• Raw data:
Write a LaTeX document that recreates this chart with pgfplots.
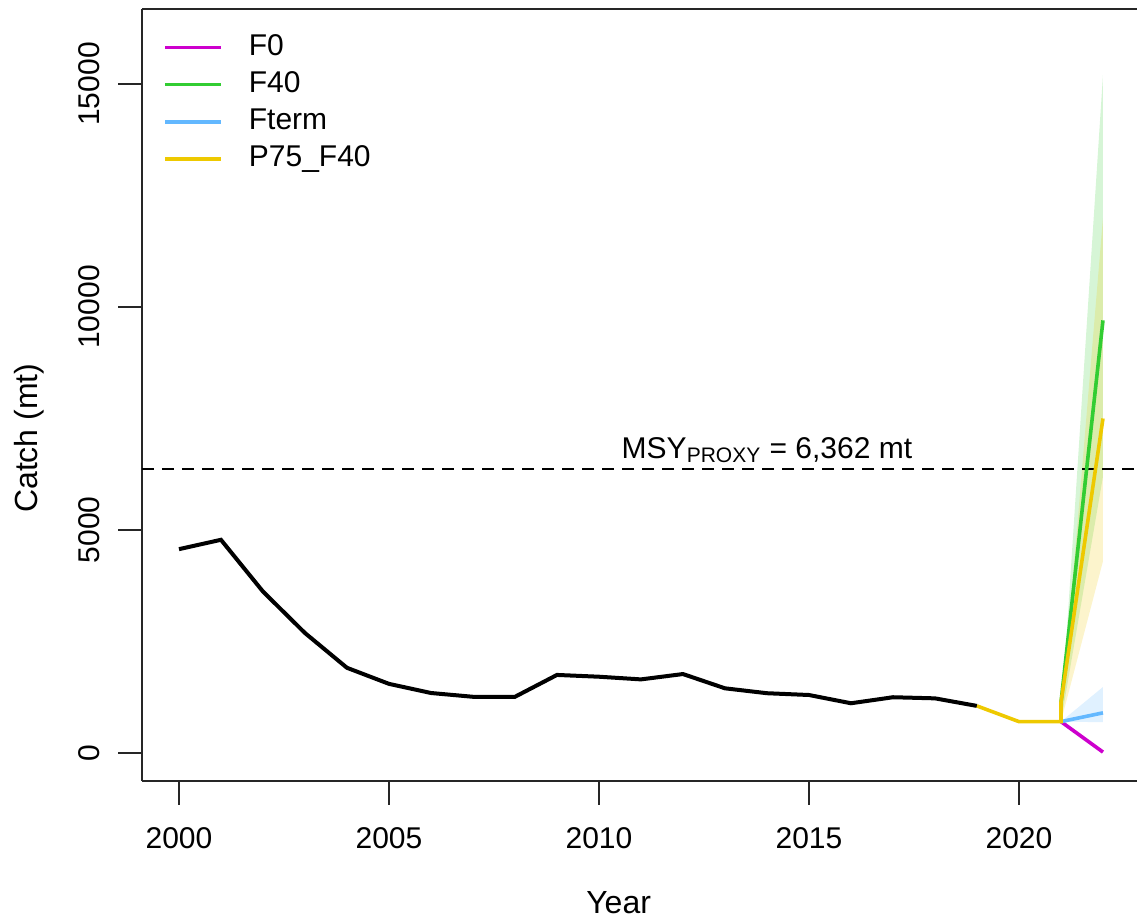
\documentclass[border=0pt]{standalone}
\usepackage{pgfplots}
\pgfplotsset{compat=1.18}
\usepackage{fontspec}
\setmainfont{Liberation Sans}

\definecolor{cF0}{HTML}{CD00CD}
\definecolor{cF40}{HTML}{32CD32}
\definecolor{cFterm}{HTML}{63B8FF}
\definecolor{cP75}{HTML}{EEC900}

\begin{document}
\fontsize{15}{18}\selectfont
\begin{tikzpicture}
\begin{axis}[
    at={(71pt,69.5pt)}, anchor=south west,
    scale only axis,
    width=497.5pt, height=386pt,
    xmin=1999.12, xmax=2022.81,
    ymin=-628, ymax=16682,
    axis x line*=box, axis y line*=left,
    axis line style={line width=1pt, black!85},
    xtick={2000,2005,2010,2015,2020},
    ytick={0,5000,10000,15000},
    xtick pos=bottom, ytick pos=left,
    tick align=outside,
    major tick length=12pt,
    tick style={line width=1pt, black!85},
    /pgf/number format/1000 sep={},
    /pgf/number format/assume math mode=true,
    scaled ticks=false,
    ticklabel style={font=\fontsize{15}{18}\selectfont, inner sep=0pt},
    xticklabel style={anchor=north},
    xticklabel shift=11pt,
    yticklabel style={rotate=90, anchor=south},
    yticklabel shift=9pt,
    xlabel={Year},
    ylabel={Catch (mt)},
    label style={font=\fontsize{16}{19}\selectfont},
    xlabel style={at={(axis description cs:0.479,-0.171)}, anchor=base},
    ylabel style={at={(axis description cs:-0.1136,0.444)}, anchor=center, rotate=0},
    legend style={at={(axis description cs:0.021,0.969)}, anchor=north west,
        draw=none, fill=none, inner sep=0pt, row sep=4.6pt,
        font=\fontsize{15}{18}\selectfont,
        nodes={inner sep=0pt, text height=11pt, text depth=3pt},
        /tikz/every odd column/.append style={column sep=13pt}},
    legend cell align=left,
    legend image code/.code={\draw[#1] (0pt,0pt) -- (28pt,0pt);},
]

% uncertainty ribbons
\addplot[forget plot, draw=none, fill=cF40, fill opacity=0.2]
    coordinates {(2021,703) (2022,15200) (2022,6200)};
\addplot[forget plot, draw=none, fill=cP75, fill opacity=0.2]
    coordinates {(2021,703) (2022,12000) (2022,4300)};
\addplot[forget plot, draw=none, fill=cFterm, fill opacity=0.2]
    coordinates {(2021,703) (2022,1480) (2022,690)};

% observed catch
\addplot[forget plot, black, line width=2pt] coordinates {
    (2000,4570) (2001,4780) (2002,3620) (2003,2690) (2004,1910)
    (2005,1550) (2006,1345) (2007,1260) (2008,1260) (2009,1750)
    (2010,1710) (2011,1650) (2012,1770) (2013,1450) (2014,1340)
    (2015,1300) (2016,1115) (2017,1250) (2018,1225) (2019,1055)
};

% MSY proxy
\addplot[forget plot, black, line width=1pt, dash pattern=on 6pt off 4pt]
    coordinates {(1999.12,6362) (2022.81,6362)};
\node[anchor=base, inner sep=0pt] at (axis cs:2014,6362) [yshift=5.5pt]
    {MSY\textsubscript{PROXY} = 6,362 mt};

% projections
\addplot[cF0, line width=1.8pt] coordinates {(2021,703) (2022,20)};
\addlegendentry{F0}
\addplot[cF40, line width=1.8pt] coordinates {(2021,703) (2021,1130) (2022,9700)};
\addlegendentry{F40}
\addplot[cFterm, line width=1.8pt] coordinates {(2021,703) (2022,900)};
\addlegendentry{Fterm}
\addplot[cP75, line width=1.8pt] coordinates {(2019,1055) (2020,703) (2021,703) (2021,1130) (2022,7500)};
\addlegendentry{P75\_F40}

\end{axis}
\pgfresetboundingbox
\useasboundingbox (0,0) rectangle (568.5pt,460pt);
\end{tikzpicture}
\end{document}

• Exercise directions:
Restate the full listing verbatim and drop every picture.

• Written solution:
Write a LaTeX document that recreates this chart with pgfplots.
\documentclass[border=0pt]{standalone}
\usepackage{pgfplots}
\pgfplotsset{compat=1.18}
\usepackage{fontspec}
\setmainfont{Liberation Sans}

\definecolor{cF0}{HTML}{CD00CD}
\definecolor{cF40}{HTML}{32CD32}
\definecolor{cFterm}{HTML}{63B8FF}
\definecolor{cP75}{HTML}{EEC900}

\begin{document}
\fontsize{15}{18}\selectfont
\begin{tikzpicture}
\begin{axis}[
    at={(71pt,69.5pt)}, anchor=south west,
    scale only axis,
    width=497.5pt, height=386pt,
    xmin=1999.12, xmax=2022.81,
    ymin=-628, ymax=16682,
    axis x line*=box, axis y line*=left,
    axis line style={line width=1pt, black!85},
    xtick={2000,2005,2010,2015,2020},
    ytick={0,5000,10000,15000},
    xtick pos=bottom, ytick pos=left,
    tick align=outside,
    major tick length=12pt,
    tick style={line width=1pt, black!85},
    /pgf/number format/1000 sep={},
    /pgf/number format/assume math mode=true,
    scaled ticks=false,
    ticklabel style={font=\fontsize{15}{18}\selectfont, inner sep=0pt},
    xticklabel style={anchor=north},
    xticklabel shift=11pt,
    yticklabel style={rotate=90, anchor=south},
    yticklabel shift=9pt,
    xlabel={Year},
    ylabel={Catch (mt)},
    label style={font=\fontsize{16}{19}\selectfont},
    xlabel style={at={(axis description cs:0.479,-0.171)}, anchor=base},
    ylabel style={at={(axis description cs:-0.1136,0.444)}, anchor=center, rotate=0},
    legend style={at={(axis description cs:0.021,0.969)}, anchor=north west,
        draw=none, fill=none, inner sep=0pt, row sep=4.6pt,
        font=\fontsize{15}{18}\selectfont,
        nodes={inner sep=0pt, text height=11pt, text depth=3pt},
        /tikz/every odd column/.append style={column sep=13pt}},
    legend cell align=left,
    legend image code/.code={\draw[#1] (0pt,0pt) -- (28pt,0pt);},
]

% uncertainty ribbons
\addplot[forget plot, draw=none, fill=cF40, fill opacity=0.2]
    coordinates {(2021,703) (2022,15200) (2022,6200)};
\addplot[forget plot, draw=none, fill=cP75, fill opacity=0.2]
    coordinates {(2021,703) (2022,12000) (2022,4300)};
\addplot[forget plot, draw=none, fill=cFterm, fill opacity=0.2]
    coordinates {(2021,703) (2022,1480) (2022,690)};

% observed catch
\addplot[forget plot, black, line width=2pt] coordinates {
    (2000,4570) (2001,4780) (2002,3620) (2003,2690) (2004,1910)
    (2005,1550) (2006,1345) (2007,1260) (2008,1260) (2009,1750)
    (2010,1710) (2011,1650) (2012,1770) (2013,1450) (2014,1340)
    (2015,1300) (2016,1115) (2017,1250) (2018,1225) (2019,1055)
};

% MSY proxy
\addplot[forget plot, black, line width=1pt, dash pattern=on 6pt off 4pt]
    coordinates {(1999.12,6362) (2022.81,6362)};
\node[anchor=base, inner sep=0pt] at (axis cs:2014,6362) [yshift=5.5pt]
    {MSY\textsubscript{PROXY} = 6,362 mt};

% projections
\addplot[cF0, line width=1.8pt] coordinates {(2021,703) (2022,20)};
\addlegendentry{F0}
\addplot[cF40, line width=1.8pt] coordinates {(2021,703) (2021,1130) (2022,9700)};
\addlegendentry{F40}
\addplot[cFterm, line width=1.8pt] coordinates {(2021,703) (2022,900)};
\addlegendentry{Fterm}
\addplot[cP75, line width=1.8pt] coordinates {(2019,1055) (2020,703) (2021,703) (2021,1130) (2022,7500)};
\addlegendentry{P75\_F40}

\end{axis}
\pgfresetboundingbox
\useasboundingbox (0,0) rectangle (568.5pt,460pt);
\end{tikzpicture}
\end{document}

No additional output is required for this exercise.